Concrete mixes that have too many fines may also be difficult to pump. With too high amount of fines in the mixture the friction between the concrete and the line may be so great that pump pressure isn't high enough to move the concrete. This type of pumping problem is more common with high strength concretes or with concretes containing a high proportion of very fine materials such as rock dust. These concretes are sticky and additional pressure is needed to overcome adhesion between the mortar and the pipe walls. Increasing the amount of well-graded coarse aggregate in these mixes will help to reduce the fines content and improve pumpability. Use of coarser sand is also recommended.
The important properties of coarse aggregates that affect pumpability are maximum size, shape and surface texture, and most importantly, gradation of particle sizes present. If the porosity of the aggregate is exceptionally high, water absorption can also affect pumpability. The nominal maximum size of the coarse aggregate should be limited to one-third of the smallest inside diameter of the pump line. Shape and surface texture of coarse aggregate have an effect on mix proportions although concretes with angular or rounded and rough or smooth particles can be pumped satisfactorily. Concretes made with angular, rough particles usually have to have a higher mortar content to be pumpable.

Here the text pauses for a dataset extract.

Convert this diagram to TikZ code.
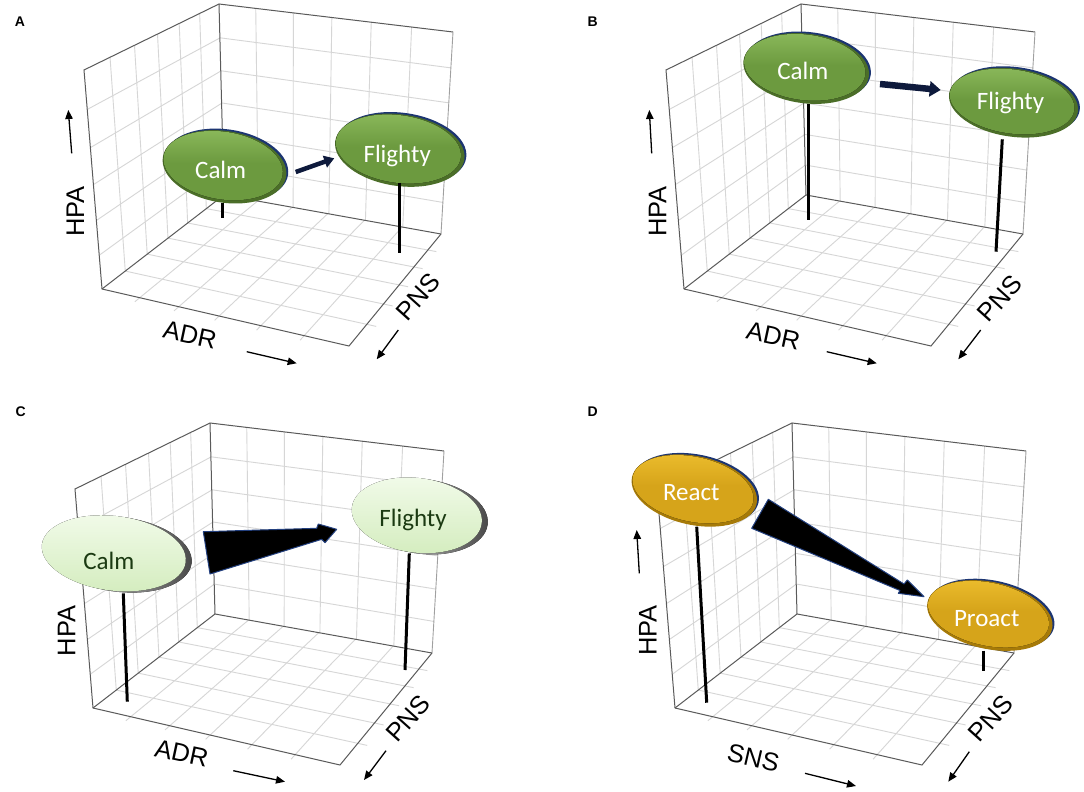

The water requirements to establish the optimum slump and to maintain control of that slump throughout the course of a pumping placement are both extremely important factors. Concretes having slumps less than 2 in. when delivered to the pump are difficult to pump. Concretes having slumps over 6 in. can segregate causing a blockage in the pump line and may require a pump aid to increase the cohesiveness of the concrete to prevent the aggregate from separating from the mortar during pumping. It is much more important to obtain a cohesive concrete through proper proportioning than to try to overcome deficiencies by adding extra water. In fact, the use of excess water creates more problems than it solves.
Admixtures and pumping aids can also be used in the concrete mix to improve the concrete pumpability. Admixtures which improve workability, such as water-reducing, high-range water-reducing and air-entraining admixtures, as well as pozzolanas, usually improve pumpability. The small, stable bubbles developed by an air-entraining admixture act as flexible ball bearing in the mix. These enable the sand particles to move by each other more freely thus increasing the plasticity of the mix without the need of extra water. The bubbles also supplement the sand grading which is very important in concrete mixes that are to be pumped. Water-reducing agents and water reducing retarding admixtures when added to concrete mix disperses the cement grains and increase the plasticity of the mix by minimizing agglomeration. Thus, for a given amount of cement a better coated aggregate is provided for the pump to handle.
Fly ash is a fine material which can be added to concrete either as an admixture or as a partial cement replacement. The additional fines reduce the void content of the solid materials and make the mix more pumpable. Because of their smooth surface and rounded shape, fly ash particles also reduce bleeding and internal friction without increasing the water required to keep the slump constant.
Pumping aids represent a new development in the role played by admixtures in the pumpability of concrete, one which promises to be a significant advance in concrete pumping technology. A pumping aid is a lubricant that improves the ease with which a given mix can be pumped through a line. This means lower pump pressures, reduced pressure on the mortar phase of the concrete, less chance of segregation and a reduction in internal friction.